*GIVEN DATA*
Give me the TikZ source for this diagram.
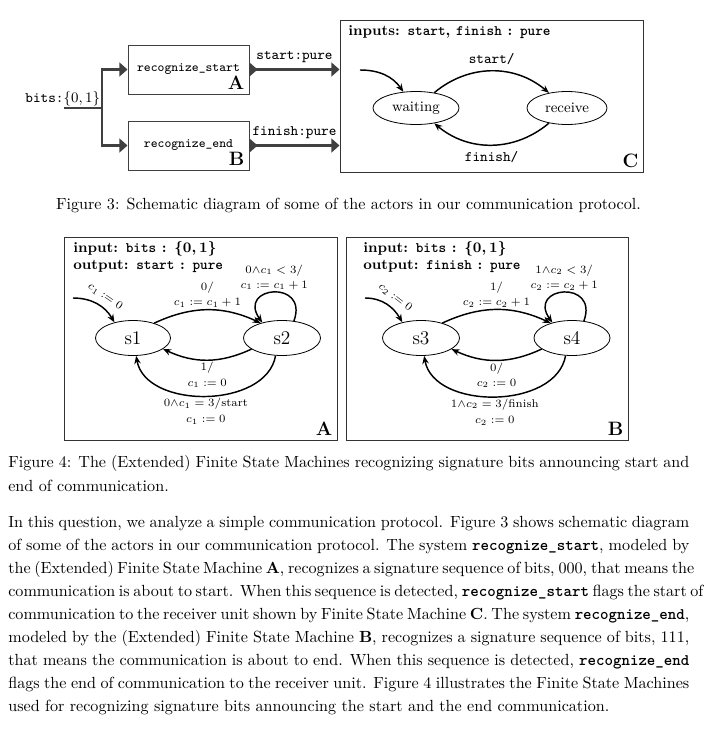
\documentclass[tikz,border=0pt]{standalone}
\usepackage{amsmath}
\usepackage{tikz}
\usetikzlibrary{arrows, arrows.meta, calc, positioning, shapes}

\newlength\unitpx
\setlength\unitpx{0.62pt}
\newcommand{\cod}[1]{{\ttfamily\bfseries #1}}

\begin{document}
\begin{tikzpicture}[x=\unitpx, y=-\unitpx]

	\tikzstyle{bloque}=[rectangle, draw=black!75, line width=0.6pt, inner sep=0pt, font=\footnotesize\ttfamily]
	\tikzstyle{marco}=[rectangle, draw=black!80, line width=0.6pt, inner sep=0pt]
	\tikzstyle{estado}=[ellipse, draw, line width=0.5pt, inner sep=0pt]
	\tikzstyle{trans}=[-{Stealth[length=5pt, width=4pt]}, line width=0.9pt]
	\tikzstyle{senal}=[draw=black!75, line width=1.4pt, -{Triangle[length=5pt, width=8.5pt]}]
	\tikzstyle{puerto}=[{Triangle[reversed, length=5pt, width=8.5pt]}-{Triangle[length=5pt, width=8.5pt]}]
	\tikzstyle{etiq}=[font=\scriptsize, align=center, inner sep=1pt]
	\tikzstyle{cabecera}=[anchor=north west, font=\small\bfseries, align=left, inner sep=0pt]
	\tikzstyle{letra}=[font=\large\bfseries, anchor=south east, inner sep=3pt]
	\tikzstyle{linea}=[anchor=base west, inner sep=0pt]

	\useasboundingbox (0,0) rectangle (712,742);

	\coordinate (c_recA) at (188.5, 69.5); % FIGURA 3
	\coordinate (c_recB) at (188.5, 145.5); % FIGURA 3
	\coordinate (c_fsmC) at (491.5, 96); % FIGURA 3
	\coordinate (c_wait) at (416, 108); % MAQUINA C
	\coordinate (c_recv) at (567, 108); % MAQUINA C
	\coordinate (bits_in) at (64, 108);
	\coordinate (bits_split) at (102, 108);
	\coordinate (ini_C) at (360, 70);

	\coordinate (c_fsmA) at (200.5, 338.5); % FIGURA 4
	\coordinate (c_fsmB) at (487, 338.5); % FIGURA 4
	\coordinate (c_s1) at (133, 338); % MAQUINA A
	\coordinate (c_s2) at (282, 338); % MAQUINA A
	\coordinate (c_s3) at (421, 338); % MAQUINA B
	\coordinate (c_s4) at (572, 338); % MAQUINA B
	\coordinate (ini_A) at (73, 298);
	\coordinate (ini_B) at (365, 298);

	% FIGURA 3
	\node[bloque, minimum width=121*\unitpx, minimum height=49*\unitpx] (recA) at (c_recA) {recognize\_start};
	\node[bloque, minimum width=121*\unitpx, minimum height=49*\unitpx] (recB) at (c_recB) {recognize\_end};
	\node[letra] at (recA.south east) {A};
	\node[letra] at (recB.south east) {B};
	\node[marco, minimum width=303*\unitpx, minimum height=152*\unitpx] (fsmC) at (c_fsmC) {};
	\node[letra] at (fsmC.south east) {C};
	\node[anchor=south east, font=\small, inner sep=1pt] at (bits_split) {\texttt{bits:}$\{0,1\}$};

	\draw[senal, -] (bits_in) -- (bits_split);
	\draw[senal] (bits_split) |- (recA.west);
	\draw[senal] (bits_split) |- (recB.west);
	\draw[senal, puerto] (recA.east) -- node[above, font=\small\ttfamily] {start:pure} (recA.east -| fsmC.west);
	\draw[senal, puerto] (recB.east) -- node[above, font=\small\ttfamily] {finish:pure} (recB.east -| fsmC.west);

	\node[anchor=west, font=\small\bfseries, inner sep=0pt] at (348, 32) {inputs: \texttt{start}, \texttt{finish} : \texttt{pure}};
	\node[estado, minimum width=86*\unitpx, minimum height=33*\unitpx, font=\small] (waiting) at (c_wait) {waiting};
	\node[estado, minimum width=80*\unitpx, minimum height=33*\unitpx, font=\small] (receive) at (c_recv) {receive};

	\draw[trans] (ini_C) to[out=0, in=125] (waiting.128);
	\draw[trans] (waiting) to[bend left=40] node[above, font=\small\ttfamily] {start/} (receive);
	\draw[trans] (receive) to[bend left=40] node[below, font=\small\ttfamily] {finish/} (waiting);

	\node[anchor=base] at (348.5, 209) {Figure 3: Schematic diagram of some of the actors in our communication protocol.};

	% FIGURA 4 - MAQUINA A
	\node[marco, minimum width=273*\unitpx, minimum height=203*\unitpx] (fsmA) at (c_fsmA) {};
	\node[letra] at (fsmA.south east) {A};
	\node[cabecera] at (73, 241) {input: \texttt{bits} : {\boldmath$\{0,1\}$}\\output: \texttt{start} : \texttt{pure}};
	\node[estado, minimum width=75*\unitpx, minimum height=35*\unitpx, font=\large] (s1) at (c_s1) {s1};
	\node[estado, minimum width=77*\unitpx, minimum height=35*\unitpx, font=\large] (s2) at (c_s2) {s2};

	\draw[trans] (ini_A) to[out=0, in=120] node[pos=0.55, sloped, above=2.5pt, etiq] {$c_1 := 0$} (s1.140);
	\draw[trans] (s1.35) to[bend left=25] node[above, etiq] {$0/$\\[1.5pt]$c_1 := c_1 + 1$} (s2.145);
	\draw[trans] (s2.55) to[out=70, in=125, looseness=3.6] node[above, etiq] {$0{\wedge}c_1 < 3/$\\[1.5pt]$c_1 := c_1 + 1$} (s2.142);
	\draw[trans] (s2.200) to[bend left=25] node[below, etiq] {$1/$\\[1.5pt]$c_1 := 0$} (s1.-20);
	\draw[trans] (s2.250) to[out=260, in=280] node[below, etiq] {$0{\wedge}c_1 = 3/$start\\[2pt]$c_1 := 0$} (s1.280);

	% FIGURA 4 - MAQUINA B
	\node[marco, minimum width=282*\unitpx, minimum height=203*\unitpx] (fsmB) at (c_fsmB) {};
	\node[letra] at (fsmB.south east) {B};
	\node[cabecera] at (363, 241) {input: \texttt{bits} : {\boldmath$\{0,1\}$}\\output: \texttt{finish} : \texttt{pure}};
	\node[estado, minimum width=77*\unitpx, minimum height=35*\unitpx, font=\large] (s3) at (c_s3) {s3};
	\node[estado, minimum width=76*\unitpx, minimum height=35*\unitpx, font=\large] (s4) at (c_s4) {s4};

	\draw[trans] (ini_B) to[out=0, in=120] node[pos=0.55, sloped, above=2.5pt, etiq] {$c_2 := 0$} (s3.140);
	\draw[trans] (s3.35) to[bend left=25] node[above, etiq] {$1/$\\[1.5pt]$c_2 := c_2 + 1$} (s4.145);
	\draw[trans] (s4.55) to[out=70, in=125, looseness=3.6] node[above, etiq] {$1{\wedge}c_2 < 3/$\\[1.5pt]$c_2 := c_2 + 1$} (s4.142);
	\draw[trans] (s4.200) to[bend left=25] node[below, etiq] {$0/$\\[1.5pt]$c_2 := 0$} (s3.-20);
	\draw[trans] (s4.250) to[out=260, in=280] node[below, etiq] {$1{\wedge}c_2 = 3/$finish\\[2pt]$c_2 := 0$} (s3.280);

	% TEXTO
	\node[linea] at (8, 467) {\makebox[681\unitpx][s]{Figure 4: The (Extended) Finite State Machines recognizing signature bits announcing start and}};
	\node[linea] at (8, 491) {end of communication.};

	\node[linea] at (8, 527) {\makebox[681\unitpx][s]{In this question, we analyze a simple communication protocol. Figure 3 shows schematic diagram}};
	\node[linea] at (8, 550) {\makebox[681\unitpx][s]{of some of the actors in our communication protocol. The system \cod{recognize\_start}, modeled by}};
	\node[linea] at (8, 573) {\makebox[681\unitpx][s]{the (Extended) Finite State Machine \textbf{A}, recognizes a signature sequence of bits, 000, that means the}};
	\node[linea] at (8, 596) {\makebox[681\unitpx][s]{communication is about to start. When this sequence is detected, \cod{recognize\_start} flags the start of}};
	\node[linea] at (8, 619) {\makebox[681\unitpx][s]{communication to the receiver unit shown by Finite State Machine \textbf{C}. The system \cod{recognize\_end},}};
	\node[linea] at (8, 642) {\makebox[681\unitpx][s]{modeled by the (Extended) Finite State Machine \textbf{B}, recognizes a signature sequence of bits, 111,}};
	\node[linea] at (8, 665) {\makebox[681\unitpx][s]{that means the communication is about to end. When this sequence is detected, \cod{recognize\_end}}};
	\node[linea] at (8, 688) {\makebox[681\unitpx][s]{flags the end of communication to the receiver unit. Figure 4 illustrates the Finite State Machines}};
	\node[linea] at (8, 711) {used for recognizing signature bits announcing the start and the end communication.};

\end{tikzpicture}
\end{document}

*WHAT YOU SHOULD DO*
Pictures excluded, repeat exactly the lines from the top of the material through the line with "at (360, 70);", including both of those lines.

*RESPONSE TO THE EXERCISE*
Give me the TikZ source for this diagram.
\documentclass[tikz,border=0pt]{standalone}
\usepackage{amsmath}
\usepackage{tikz}
\usetikzlibrary{arrows, arrows.meta, calc, positioning, shapes}

\newlength\unitpx
\setlength\unitpx{0.62pt}
\newcommand{\cod}[1]{{\ttfamily\bfseries #1}}

\begin{document}
\begin{tikzpicture}[x=\unitpx, y=-\unitpx]

	\tikzstyle{bloque}=[rectangle, draw=black!75, line width=0.6pt, inner sep=0pt, font=\footnotesize\ttfamily]
	\tikzstyle{marco}=[rectangle, draw=black!80, line width=0.6pt, inner sep=0pt]
	\tikzstyle{estado}=[ellipse, draw, line width=0.5pt, inner sep=0pt]
	\tikzstyle{trans}=[-{Stealth[length=5pt, width=4pt]}, line width=0.9pt]
	\tikzstyle{senal}=[draw=black!75, line width=1.4pt, -{Triangle[length=5pt, width=8.5pt]}]
	\tikzstyle{puerto}=[{Triangle[reversed, length=5pt, width=8.5pt]}-{Triangle[length=5pt, width=8.5pt]}]
	\tikzstyle{etiq}=[font=\scriptsize, align=center, inner sep=1pt]
	\tikzstyle{cabecera}=[anchor=north west, font=\small\bfseries, align=left, inner sep=0pt]
	\tikzstyle{letra}=[font=\large\bfseries, anchor=south east, inner sep=3pt]
	\tikzstyle{linea}=[anchor=base west, inner sep=0pt]

	\useasboundingbox (0,0) rectangle (712,742);

	\coordinate (c_recA) at (188.5, 69.5); % FIGURA 3
	\coordinate (c_recB) at (188.5, 145.5); % FIGURA 3
	\coordinate (c_fsmC) at (491.5, 96); % FIGURA 3
	\coordinate (c_wait) at (416, 108); % MAQUINA C
	\coordinate (c_recv) at (567, 108); % MAQUINA C
	\coordinate (bits_in) at (64, 108);
	\coordinate (bits_split) at (102, 108);
	\coordinate (ini_C) at (360, 70);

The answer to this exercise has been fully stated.